VM Disk Performance Is Slow
Cause: Using IDE or SATA disk bus instead of VirtIO.
Fix: Change the disk controller to VirtIO SCSI and enable IO threads (as covered in Step 7).
VM Loses Network After Host Reboot
Cause: Bridge configuration not persisted.
Fix: Always edit /etc/network/interfaces directly on the Proxmox host. Do not rely solely on the web UI for network changes on dedicated servers.
Snapshots Filling Up Storage
Cause: Old snapshots accumulating on LVM-Thin or ZFS.
Fix: Delete old snapshots via VM → Snapshots tab, or automate cleanup with a scheduled script.
| Feature | Proxmox VE | VMware ESXi | Microsoft Hyper-V |
|---|---|---|---|
| Cost | Free (open-source) | Paid license | Included with Windows Server |
| KVM-based | Yes | No (proprietary) | No (proprietary) |
| Web UI | Yes (built-in) | Yes | Limited |
| Container Support | Yes (LXC) | No (native) | No |
| Community Support | Strong | Strong | Moderate |
| Ideal For | Dedicated servers, homelabs, hosting | Enterprise vSphere | Windows-heavy environments |
For dedicated server use cases, especially when cost-efficiency, Linux workloads, and open-source flexibility matter, Proxmox VE consistently outperforms alternatives.
Proxmox VE transforms a single bare metal dedicated server into a powerful private cloud platform. By following this guide, you've learned to:
Install Proxmox directly on dedicated server hardware
Create and configure optimized virtual machines
Set up storage, networking, backups, and snapshots
Harden the environment for production use
Monitor and troubleshoot your Proxmox infrastructure
The true power of dedicated server virtualization with Proxmox is the control you retain over your hardware, data, and workloads, without the overhead of shared hosting environments or the cost of commercial hypervisors.
At COLO BIRD, we specialize in dedicated servers designed to run demanding workloads like Proxmox-based virtualization environments. Whether you need high-core-count CPUs for dense VM hosting, NVMe-backed storage for low-latency disk I/O, or high-bandwidth uplinks for heavy network traffic, our dedicated server infrastructure is built for exactly this.

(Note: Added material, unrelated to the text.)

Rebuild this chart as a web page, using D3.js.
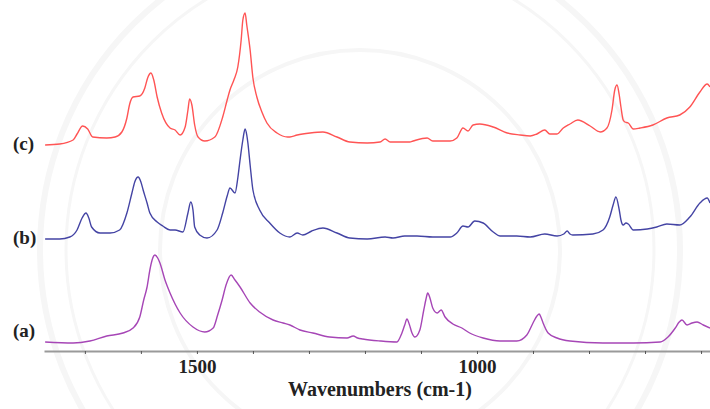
<!DOCTYPE html>
<html>
<head>
<meta charset="utf-8">
<script src="https://cdn.jsdelivr.net/npm/d3@7"></script>
<style>
  html, body { margin: 0; padding: 0; background: #ffffff; }
  svg { display: block; }
</style>
</head>
<body>
<svg id="chart" width="710" height="409"></svg>
<script>
// FTIR spectra, stacked: [wavenumber (cm-1), absorbance incl. stacking offset]
const spectrumA = [
  [1771,0.09],[1721,0.08],[1691,0.10],[1661,0.15],[1632,0.18],[1614,0.23],[1602,0.34],[1595,0.51],
  [1589,0.64],[1584,0.81],[1580,0.91],[1575,0.96],[1570,0.93],[1566,0.88],[1557,0.71],[1548,0.58],
  [1530,0.38],[1507,0.24],[1486,0.19],[1471,0.23],[1463,0.36],[1455,0.51],[1448,0.66],[1439,0.76],
  [1432,0.71],[1423,0.64],[1405,0.48],[1388,0.39],[1364,0.31],[1346,0.28],[1334,0.26],[1316,0.21],
  [1293,0.18],[1263,0.14],[1232,0.13],[1221,0.15],[1213,0.13],[1204,0.12],[1173,0.10],[1143,0.09],
  [1134,0.18],[1129,0.26],[1125,0.32],[1121,0.27],[1116,0.18],[1111,0.14],[1102,0.21],[1095,0.41],
  [1091,0.52],[1088,0.58],[1084,0.53],[1079,0.43],[1071,0.38],[1064,0.41],[1057,0.34],[1043,0.27],
  [1027,0.23],[1013,0.18],[989,0.13],[959,0.10],[929,0.10],[911,0.16],[900,0.28],[893,0.35],
  [889,0.37],[886,0.34],[882,0.28],[873,0.18],[857,0.13],[834,0.10],[775,0.08],[721,0.08],
  [673,0.09],[659,0.14],[646,0.23],[639,0.29],[634,0.31],[625,0.26],[616,0.28],[607,0.29],
  [596,0.26],[584,0.23]
];

const spectrumB = [
  [1771,1.12],[1745,1.12],[1727,1.14],[1714,1.21],[1705,1.33],[1698,1.38],[1693,1.33],[1688,1.24],
  [1673,1.18],[1655,1.18],[1638,1.21],[1625,1.38],[1616,1.58],[1611,1.69],[1605,1.74],[1600,1.69],
  [1596,1.61],[1589,1.48],[1584,1.38],[1571,1.29],[1561,1.25],[1548,1.21],[1539,1.21],[1525,1.19],
  [1516,1.38],[1511,1.49],[1507,1.41],[1504,1.24],[1495,1.16],[1482,1.13],[1464,1.21],[1454,1.38],
  [1446,1.55],[1441,1.63],[1432,1.58],[1427,1.73],[1423,1.91],[1418,2.11],[1414,2.22],[1411,2.16],
  [1409,2.08],[1405,1.86],[1400,1.61],[1388,1.41],[1370,1.28],[1352,1.18],[1334,1.14],[1321,1.18],
  [1311,1.16],[1295,1.20],[1275,1.23],[1250,1.18],[1227,1.13],[1196,1.12],[1164,1.14],[1150,1.13],
  [1129,1.15],[1107,1.15],[1079,1.14],[1048,1.14],[1036,1.18],[1025,1.25],[1016,1.24],[1004,1.30],
  [989,1.28],[971,1.19],[959,1.15],[929,1.15],[905,1.14],[879,1.17],[857,1.15],[845,1.17],
  [839,1.20],[834,1.17],[829,1.16],[793,1.17],[775,1.21],[763,1.34],[757,1.46],[752,1.54],
  [746,1.41],[743,1.31],[739,1.26],[734,1.28],[730,1.27],[721,1.21],[696,1.22],[679,1.24],
  [661,1.27],[638,1.26],[620,1.34],[602,1.48],[589,1.53],[584,1.48]
];

const spectrumC = [
  [1771,2.06],[1745,2.07],[1721,2.11],[1714,2.17],[1704,2.25],[1695,2.22],[1686,2.14],[1661,2.13],
  [1646,2.14],[1634,2.19],[1625,2.33],[1620,2.47],[1614,2.54],[1602,2.55],[1593,2.63],[1588,2.73],
  [1582,2.78],[1577,2.71],[1571,2.54],[1563,2.38],[1548,2.23],[1539,2.21],[1530,2.16],[1521,2.24],
  [1516,2.41],[1513,2.52],[1509,2.46],[1504,2.26],[1498,2.14],[1486,2.10],[1468,2.14],[1454,2.34],
  [1446,2.51],[1441,2.61],[1434,2.71],[1427,2.84],[1421,3.11],[1418,3.31],[1414,3.38],[1411,3.26],
  [1405,3.01],[1400,2.73],[1393,2.54],[1384,2.39],[1375,2.28],[1357,2.18],[1338,2.14],[1334,2.14],
  [1321,2.16],[1298,2.18],[1275,2.19],[1250,2.14],[1227,2.09],[1196,2.08],[1173,2.09],[1164,2.12],
  [1155,2.09],[1120,2.09],[1114,2.10],[1089,2.13],[1079,2.10],[1048,2.10],[1036,2.13],[1025,2.23],
  [1016,2.20],[1007,2.26],[995,2.27],[971,2.24],[946,2.18],[923,2.16],[905,2.15],[893,2.17],
  [879,2.21],[870,2.17],[857,2.17],[846,2.23],[834,2.27],[820,2.31],[798,2.25],[780,2.19],
  [768,2.23],[759,2.41],[754,2.61],[750,2.66],[746,2.56],[743,2.44],[739,2.31],[736,2.29],
  [730,2.28],[721,2.22],[709,2.23],[686,2.26],[661,2.33],[638,2.36],[620,2.44],[602,2.59],
  [589,2.67],[584,2.64]
];

const seriesNames = ["(a)", "(b)", "(c)"];
const seriesColors = ["#a646b6", "#4444a4", "#ff5454"];
const seriesLabelLevels = [0.14, 1.07, 2.01];

const tickValues = [1700, 1600, 1500, 1400, 1300, 1200, 1100, 1000, 900, 800, 700, 600];
const labelledTicks = [1500, 1000];
const axisTitle = "Wavenumbers (cm-1)";

const SERIF = "Liberation Serif";

const svg = d3.select("#chart");
const x0 = 44, x1 = 710, yBase = 351;

const x = d3.scaleLinear().domain([1773, 584]).range([x0, x1]);
const y = d3.scaleLinear().domain([0, 3.5]).range([yBase, 1]);

// faint emblem in the background
const bg = svg.append("g").attr("fill", "none").attr("stroke", "#f6f6f6");
bg.append("circle").attr("cx", 360).attr("cy", 250).attr("r", 320).attr("stroke-width", 6);
bg.append("circle").attr("cx", 360).attr("cy", 250).attr("r", 294).attr("stroke-width", 3);
bg.append("circle").attr("cx", 360).attr("cy", 250).attr("r", 200).attr("stroke-width", 4);

// spectra
const line = d3.line()
  .x(d => x(d[0]))
  .y(d => y(d[1]))
  .curve(d3.curveMonotoneX);

[spectrumA, spectrumB, spectrumC].forEach((s, i) => {
  svg.append("path")
    .datum(s)
    .attr("fill", "none")
    .attr("stroke", seriesColors[i])
    .attr("stroke-width", 1.4)
    .attr("stroke-linejoin", "round")
    .attr("d", line);
});

// trace labels
seriesNames.forEach((name, i) => {
  svg.append("text")
    .attr("x", 13)
    .attr("y", y(seriesLabelLevels[i]))
    .attr("font-family", SERIF)
    .attr("font-weight", "bold")
    .attr("font-size", 19)
    .attr("fill", "#222")
    .text(name);
});

// x axis
const axis = d3.axisBottom(x)
  .tickValues(tickValues)
  .tickSize(3)
  .tickSizeOuter(0)
  .tickPadding(6)
  .tickFormat(d => labelledTicks.includes(d) ? d3.format("d")(d) : "");

const gAxis = svg.append("g")
  .attr("transform", `translate(0,${yBase})`)
  .call(axis);

gAxis.attr("font-family", SERIF).attr("font-size", 19);
gAxis.select(".domain").attr("stroke", "#9a9a9a").attr("stroke-width", 2.2);
gAxis.selectAll(".tick line").attr("stroke", "#555").attr("stroke-width", 1);
gAxis.selectAll(".tick text")
  .attr("font-weight", "bold")
  .attr("fill", "#222");

svg.append("text")
  .attr("x", 380)
  .attr("y", 396)
  .attr("text-anchor", "middle")
  .attr("font-family", SERIF)
  .attr("font-weight", "bold")
  .attr("font-size", 20)
  .attr("fill", "#222")
  .text(axisTitle);
</script>
</body>
</html>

Yes. As long as you have full root access to the bare metal hardware (not a VPS), you can install Proxmox VE. Most colocation and dedicated server providers support custom OS installations via IPMI or rescue mode.
It depends on your hardware. A dedicated server with 32 CPU cores, 128 GB RAM, and 2 TB NVMe can comfortably host 20–50 lightweight VMs or 10–15 resource-intensive ones.
Absolutely. Many hosting providers, SaaS companies, and enterprise IT teams rely on Proxmox VE in production. It supports HA (High Availability) clusters, enterprise storage backends, and professional support subscriptions.
A VM runs a full kernel and OS in full hardware isolation, ideal for Windows, FreeBSD, or security-sensitive Linux workloads. LXC containers share the host kernel, making them faster and more resource-efficient for Linux-only workloads.
Yes. Install Windows Server or desktop editions using the KVM VM type with VirtIO drivers for best performance.